Zuhause ist kein fester Ort. Es ist ein Gefühl — eine Mischung aus Vertrautheit, Verbindung und Geborgenheit. Menschen, Orte und Erinnerungen weben dieses Gefühl zusammen. Ich könnte überall auf der Welt sein, solange diese unsichtbare Verbindung da ist, fühle ich mich zu Hause.
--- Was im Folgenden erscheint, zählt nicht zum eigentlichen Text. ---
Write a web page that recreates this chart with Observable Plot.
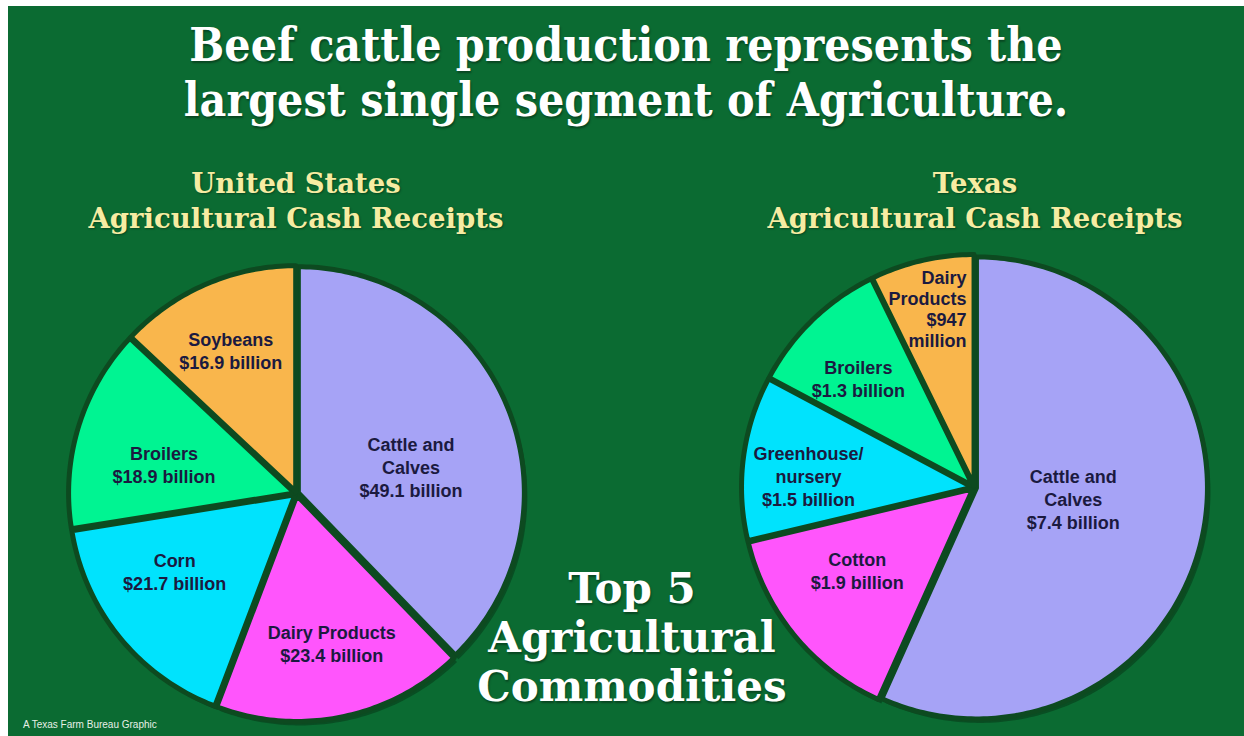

Bürokratie als System der Kontrolle

Mein erster wirklicher Kontakt mit der Macht von Papieren kam, als ich mein Visum beantragen musste. Plötzlich wurde mein Leben von Dokumenten bestimmt, die mir Rechte gewährten – oder eben nicht. Selbst mit einem gültigen Visum bleibt man oft in einer Grauzone. Migration ist ein permanenter Verwaltungsakt.

Die Bürokratie frisst Zeit und Energie. Sie ist ein System von Hierarchien, ein Überbleibsel kolonialer Kontrolle. In Deutschland lernt man schnell: Information ist Macht. Wer nicht weiß, welche Anträge wann gestellt werden müssen, bleibt stecken. Die Komplexität ist kein Zufall – sie hält Menschen klein.

Bürokratie ist wie…

eine Mücke, die dich nie in Ruhe lässt — es summt, nervt und lässt dich nicht schlafen.

Unsichtbare Grenzen und strukturelle Barrieren

Es gibt nicht nur physische Grenzen, sondern auch soziale. Die Grenze meiner Hautfarbe, meines Akzents, meiner Herkunft. Egal wie gut ich die Sprache spreche – mein Akzent wird mich immer verraten. Ich werde unterschiedlichen Nationalitäten zugeordnet, bevor Menschen überhaupt wissen, wer ich bin. Woher kommst du? Wann gehst du zurück? Diese Fragen sind hier Standard.

Deutschland sieht sich selbst nicht als Migrationsgesellschaft. Es gibt die Erwartung, sich anzupassen, sich „zu integrieren“. Aber was bedeutet das? Bedeutet es, Bier zu trinken? Christlich zu sein? Die eigene Vergangenheit zu vergessen? Integration ist oft kein Miteinander, sondern ein unsichtbarer Zwang zur Assimilation.

Eine Welt ohne Grenzen?

Wenn ich die Wahl hätte, würde ich Freizügigkeit für alle ermöglichen. Niemand sollte aufgrund seiner Herkunft eingeschränkt sein. Migration ist kein Problem – sie war schon immer Teil der Menschheitsgeschichte. Der Klimawandel wird die globalen Bewegungen noch verstärken, ob Europa das akzeptieren will oder nicht. Doch anstatt gerechtere Systeme zu schaffen, klammert sich der Westen an seine Privilegien.

Ein Pass ist kein neutraler Gegenstand – er ist ein Instrument von Macht. Er entscheidet, wer sich frei bewegen darf und wer kontrolliert wird. Ich träume von einer Welt, in der diese Dokumente keine Rolle mehr spielen. Wo Menschen nicht danach bewertet werden, in welchem Land sie geboren wurden. Migration sollte kein Ausnahmezustand sein, sondern ein selbstverständlicher Teil des Lebens.